Myanmar’s army has ended its “clearance” operations in the turbulent Rakhine state in the north of the country, a senior official said in a statement Wednesday. The army has now returned control of the region back to the police, it was also reported.
National Security Officer Thaung Tun said in the statement: “The situation in northern Rakhine has now stabilized. The clearance operations undertaken by the military have ceased, the curfew has been eased and there remains only a police presence to maintain the peace.”
The “clearance” operations resulted in the emigration of 69,000 Rohingya Muslims to neighboring Bangladesh. Thousands of Rohingya people are believed to have been killed during the four-month campaign.
Myanmar came under increased international pressure following a report by the United Nations Office of High Commissioner for Human Rights (OHCHR) in June 2016 that cautioned the pattern of violations against the Rohingya population it identified could amount to crimes against humanity.
The statement also touched on the U.N.’s report. Thaung Tun added: “There can be no excuse for excessive force, for abuses of fundamental human rights and basic criminality. We have shown that we are ready to act when there is clear evidence of abuses.”
In reaction to the report, the government has created a taskforce, headed by Vice President Myint Swe, to look to the U.N.’s claims, The Guardian reported.
A follow-up U.N. report published 3 February documented “devastating cruelty” against the Rohingya people, a Muslim minority in the north of the country. The flash report included interviews with Rohingya civilians who claimed they had been raped, tortured, and witnessed murders of family members. The report also detailed arbitrary detention and children as young as babies being assaulted.

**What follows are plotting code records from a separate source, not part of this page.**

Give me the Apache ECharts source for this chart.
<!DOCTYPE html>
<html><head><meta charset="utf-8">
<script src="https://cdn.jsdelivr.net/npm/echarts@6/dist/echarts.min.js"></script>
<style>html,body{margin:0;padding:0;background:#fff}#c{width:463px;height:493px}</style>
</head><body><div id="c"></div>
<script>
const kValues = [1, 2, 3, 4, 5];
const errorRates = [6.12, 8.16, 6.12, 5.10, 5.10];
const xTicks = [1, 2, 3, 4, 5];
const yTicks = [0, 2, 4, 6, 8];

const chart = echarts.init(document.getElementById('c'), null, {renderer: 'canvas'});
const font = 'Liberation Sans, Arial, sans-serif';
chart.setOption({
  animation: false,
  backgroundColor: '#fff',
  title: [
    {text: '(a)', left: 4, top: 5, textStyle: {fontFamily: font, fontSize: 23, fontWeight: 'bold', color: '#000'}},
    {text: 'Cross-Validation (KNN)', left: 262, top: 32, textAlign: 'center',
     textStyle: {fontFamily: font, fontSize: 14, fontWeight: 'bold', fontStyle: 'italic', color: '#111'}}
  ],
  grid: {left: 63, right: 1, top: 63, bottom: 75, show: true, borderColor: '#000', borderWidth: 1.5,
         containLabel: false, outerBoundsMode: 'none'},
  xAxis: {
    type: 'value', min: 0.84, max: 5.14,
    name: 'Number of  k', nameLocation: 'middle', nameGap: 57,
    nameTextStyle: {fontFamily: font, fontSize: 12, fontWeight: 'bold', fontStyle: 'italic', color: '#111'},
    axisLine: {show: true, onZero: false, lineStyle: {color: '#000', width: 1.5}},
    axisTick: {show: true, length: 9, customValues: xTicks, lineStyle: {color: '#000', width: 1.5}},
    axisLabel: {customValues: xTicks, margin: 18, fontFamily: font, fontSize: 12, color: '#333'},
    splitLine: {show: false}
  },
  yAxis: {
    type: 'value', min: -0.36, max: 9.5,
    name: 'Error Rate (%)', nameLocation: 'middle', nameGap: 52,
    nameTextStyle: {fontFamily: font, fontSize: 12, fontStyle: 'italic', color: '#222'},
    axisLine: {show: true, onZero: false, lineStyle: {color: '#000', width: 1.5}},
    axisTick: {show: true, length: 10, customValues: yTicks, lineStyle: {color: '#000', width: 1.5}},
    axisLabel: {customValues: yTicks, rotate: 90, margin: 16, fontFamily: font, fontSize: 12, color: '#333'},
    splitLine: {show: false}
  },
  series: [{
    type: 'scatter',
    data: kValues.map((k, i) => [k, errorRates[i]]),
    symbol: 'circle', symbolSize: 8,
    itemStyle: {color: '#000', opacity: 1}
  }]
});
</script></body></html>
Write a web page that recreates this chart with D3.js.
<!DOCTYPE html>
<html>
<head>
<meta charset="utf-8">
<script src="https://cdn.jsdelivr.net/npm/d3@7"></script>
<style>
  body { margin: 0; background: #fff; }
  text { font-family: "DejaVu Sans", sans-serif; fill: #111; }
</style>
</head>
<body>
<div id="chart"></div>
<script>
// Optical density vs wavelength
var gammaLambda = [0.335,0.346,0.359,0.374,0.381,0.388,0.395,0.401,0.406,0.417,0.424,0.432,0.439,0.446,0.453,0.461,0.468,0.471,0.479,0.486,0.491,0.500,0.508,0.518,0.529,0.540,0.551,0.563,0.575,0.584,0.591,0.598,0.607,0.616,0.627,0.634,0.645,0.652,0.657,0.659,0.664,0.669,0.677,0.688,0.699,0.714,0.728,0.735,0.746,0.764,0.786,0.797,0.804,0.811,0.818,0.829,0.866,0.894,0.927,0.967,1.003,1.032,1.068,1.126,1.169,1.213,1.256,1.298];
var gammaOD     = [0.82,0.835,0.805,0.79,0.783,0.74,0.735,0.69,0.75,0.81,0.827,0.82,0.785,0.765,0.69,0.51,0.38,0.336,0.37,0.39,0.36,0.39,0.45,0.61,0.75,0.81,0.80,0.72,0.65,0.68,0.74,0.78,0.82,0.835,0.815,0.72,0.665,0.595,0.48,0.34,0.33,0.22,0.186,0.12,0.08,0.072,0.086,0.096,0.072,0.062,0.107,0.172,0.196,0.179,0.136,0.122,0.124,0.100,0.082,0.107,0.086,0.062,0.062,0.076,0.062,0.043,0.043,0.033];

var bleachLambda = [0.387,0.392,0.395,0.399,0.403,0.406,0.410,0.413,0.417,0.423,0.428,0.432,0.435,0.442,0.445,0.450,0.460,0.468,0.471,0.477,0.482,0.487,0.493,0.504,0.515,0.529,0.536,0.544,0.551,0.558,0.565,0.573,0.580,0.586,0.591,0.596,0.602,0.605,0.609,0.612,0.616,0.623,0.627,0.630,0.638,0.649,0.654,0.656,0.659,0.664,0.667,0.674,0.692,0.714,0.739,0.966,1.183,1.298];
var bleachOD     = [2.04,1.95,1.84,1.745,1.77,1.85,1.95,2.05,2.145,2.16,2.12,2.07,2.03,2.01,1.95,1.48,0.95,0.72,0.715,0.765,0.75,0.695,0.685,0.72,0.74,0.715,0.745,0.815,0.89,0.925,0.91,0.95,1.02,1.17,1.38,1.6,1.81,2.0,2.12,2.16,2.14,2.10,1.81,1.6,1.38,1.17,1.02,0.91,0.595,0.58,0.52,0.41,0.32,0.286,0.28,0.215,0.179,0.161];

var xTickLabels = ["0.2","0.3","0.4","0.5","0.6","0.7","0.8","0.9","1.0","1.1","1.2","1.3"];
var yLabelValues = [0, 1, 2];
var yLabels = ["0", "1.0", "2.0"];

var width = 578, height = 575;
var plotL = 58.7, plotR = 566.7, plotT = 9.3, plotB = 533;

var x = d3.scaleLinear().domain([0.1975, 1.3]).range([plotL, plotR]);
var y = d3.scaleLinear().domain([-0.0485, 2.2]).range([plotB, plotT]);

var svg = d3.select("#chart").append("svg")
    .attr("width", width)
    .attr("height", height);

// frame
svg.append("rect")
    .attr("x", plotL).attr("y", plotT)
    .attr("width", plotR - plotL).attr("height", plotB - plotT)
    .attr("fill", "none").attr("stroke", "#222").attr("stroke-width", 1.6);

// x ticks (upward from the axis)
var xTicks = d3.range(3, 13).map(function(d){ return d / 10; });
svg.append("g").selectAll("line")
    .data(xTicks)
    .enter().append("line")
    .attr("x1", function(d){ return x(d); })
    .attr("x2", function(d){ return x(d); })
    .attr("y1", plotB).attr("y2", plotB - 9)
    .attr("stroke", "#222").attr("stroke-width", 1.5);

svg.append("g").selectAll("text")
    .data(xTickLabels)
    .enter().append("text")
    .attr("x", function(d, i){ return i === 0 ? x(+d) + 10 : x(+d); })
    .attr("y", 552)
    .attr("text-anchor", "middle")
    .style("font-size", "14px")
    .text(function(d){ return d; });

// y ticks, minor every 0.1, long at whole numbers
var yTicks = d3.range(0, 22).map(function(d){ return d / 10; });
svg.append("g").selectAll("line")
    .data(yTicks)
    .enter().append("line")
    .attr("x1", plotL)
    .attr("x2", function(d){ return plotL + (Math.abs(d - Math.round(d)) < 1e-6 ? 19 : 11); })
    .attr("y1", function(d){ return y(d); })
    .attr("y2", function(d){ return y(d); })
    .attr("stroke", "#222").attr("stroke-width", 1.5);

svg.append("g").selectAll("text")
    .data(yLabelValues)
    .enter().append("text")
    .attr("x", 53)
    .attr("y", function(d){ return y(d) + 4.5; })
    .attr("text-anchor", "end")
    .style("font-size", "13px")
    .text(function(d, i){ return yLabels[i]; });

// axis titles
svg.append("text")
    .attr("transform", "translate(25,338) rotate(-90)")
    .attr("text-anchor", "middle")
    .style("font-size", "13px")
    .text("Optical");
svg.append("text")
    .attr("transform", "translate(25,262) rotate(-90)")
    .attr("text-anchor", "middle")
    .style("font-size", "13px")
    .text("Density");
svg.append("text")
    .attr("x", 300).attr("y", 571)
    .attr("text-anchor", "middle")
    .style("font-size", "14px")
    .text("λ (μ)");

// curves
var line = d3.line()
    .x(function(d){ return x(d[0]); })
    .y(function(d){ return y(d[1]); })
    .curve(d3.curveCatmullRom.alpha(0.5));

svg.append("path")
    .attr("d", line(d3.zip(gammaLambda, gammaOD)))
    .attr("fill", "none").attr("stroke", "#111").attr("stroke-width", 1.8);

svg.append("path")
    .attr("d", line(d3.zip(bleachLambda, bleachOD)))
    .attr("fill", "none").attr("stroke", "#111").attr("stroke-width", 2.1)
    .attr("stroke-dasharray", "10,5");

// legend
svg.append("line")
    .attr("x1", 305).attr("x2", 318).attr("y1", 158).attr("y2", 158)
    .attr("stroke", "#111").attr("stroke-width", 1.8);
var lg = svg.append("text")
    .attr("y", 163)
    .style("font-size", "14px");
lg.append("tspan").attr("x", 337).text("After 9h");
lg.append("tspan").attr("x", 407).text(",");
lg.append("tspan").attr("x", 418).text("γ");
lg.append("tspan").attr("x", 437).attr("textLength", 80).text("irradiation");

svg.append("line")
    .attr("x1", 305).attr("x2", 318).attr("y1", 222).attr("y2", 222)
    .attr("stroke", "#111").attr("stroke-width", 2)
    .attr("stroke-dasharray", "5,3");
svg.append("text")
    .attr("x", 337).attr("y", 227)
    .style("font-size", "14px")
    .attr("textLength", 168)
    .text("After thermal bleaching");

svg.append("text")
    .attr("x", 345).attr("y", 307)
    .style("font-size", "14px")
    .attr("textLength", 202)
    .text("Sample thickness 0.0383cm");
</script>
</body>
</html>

The Myanmar government had been slow to act or respond: for the last five years, the government has denied allegations of abuse towards Rohingya civilians, so the recent creation of a taskforce looking into the U.N.’s findings is seen as a significant step forward.
Some people in Myanmar even deny the Rohingya exist among their population, and members of the religious minority are often treated like second-class citizens in the Buddhist-majority country.